Angestachelt wurde die Rekordbeteiligung am jährlichen Gedenkmarsch anlässlich der Rückgabe der früheren britischen Kronkolonie an die Volksrepublik am 1. Juli 1997 durch die jüngsten Entwicklungen: Zum einen stellte Peking mit einem "Weißpapier" den bisherigen Sonderstatus und die Freiheiten Hongkongs indirekt in Frage, zum anderen forderte ein inoffizielles Referendum eine demokratische Wahl des Regierungschefs für 2017, was von der Zentralregierung abgelehnt wird. Die Initiatoren der Protestbewegung "Occupy Central" haben zwar mittlerweile angekündigt, mit der Besetzung des Regierungs- und Bankenviertels vorläufig noch warten zu wollen, doch auch so ließen die Signale der Demonstranten nichts an Deutlichkeit zu wünschen übrig. Zwei Protestteilnehmer trugen beispielsweise einen Sarg und skandierten: "Peking hat die Idee von ‚Ein Land, zwei Systeme‘ mit dem Weißpapier zu Grabe getragen!" Kopien jener Denkschrift wurden auch öffentlich verbrannt, zusammen mit Fotos des pekingtreuen Verwaltungschefs Leung Chun-ying.

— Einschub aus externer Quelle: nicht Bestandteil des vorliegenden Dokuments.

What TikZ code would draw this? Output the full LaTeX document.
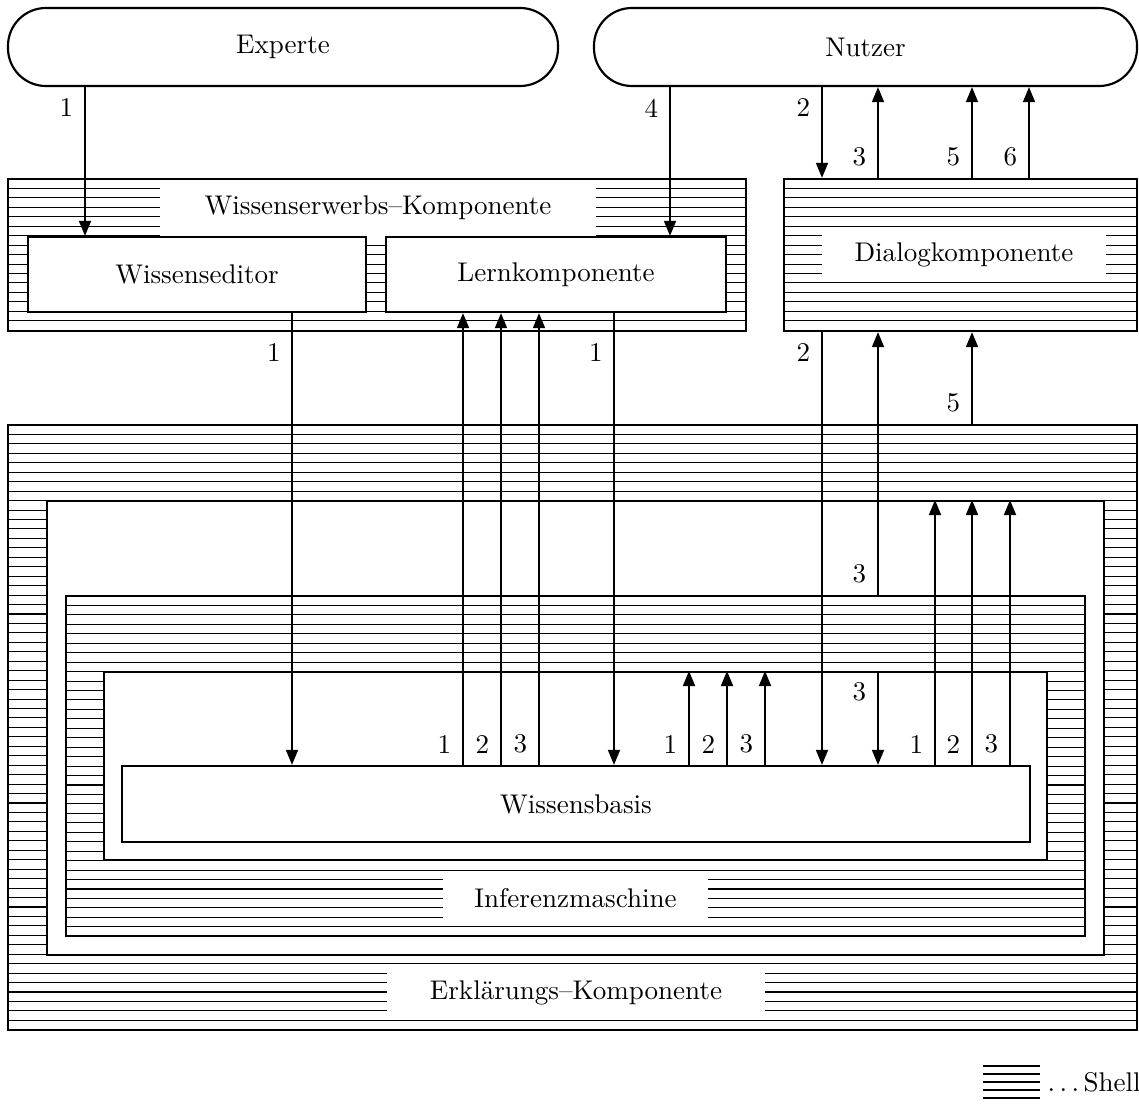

Taiwan hat ähnliche Sorgen

Chun-ying rief die Demonstranten im Rahmen einer Gedenkrede zur Mäßigung auf und warnte sie davor, "den Reichtum und die Stabilität Hongkongs" zu gefährden: "Wir haben momentan ein moderates Wirtschaftswachstum, die Preise und Mieten sind stabil und die Beschäftigung unter Kontrolle." Das schien die Mehrheit der Demonstranten anders zu sehen. Ihr Zorn ist auch deswegen so groß, da die Immobilienpreise ins Unermessliche gestiegen sind, die Industrie über die Grenze abgewandert ist und reiche Festlandchinesen die Stadt überschwemmen, während die Mittelschicht zu verarmen droht. Vielen macht auch der wachsende Einfluss Pekings Sorgen, das seine Interessen zunehmend robuster durchsetzt und seine Agenten gezielt auf Wirtschaftsführer, Journalisten und selbst Priester ansetzt. Besonders genau wird die Situation daher in Taiwan beobachtet, wonach die Volksrepublik zuletzt verstärkt ihre Fühler ausgestreckt hatte. Etliche Demonstranten kamen extra von dort angereist, einer sagte etwa: "Wir müssen den Freunden in Hongkong einfach helfen, weil uns sonst dasselbe Schicksal droht." Und ein anderer, schon etwas älterer Protestteilnehmer ergänzte düster: "Wenn wir jetzt nicht für unsere Rechte auf die Straße gehen, werden wir es vielleicht in Zukunft nicht mehr tun können."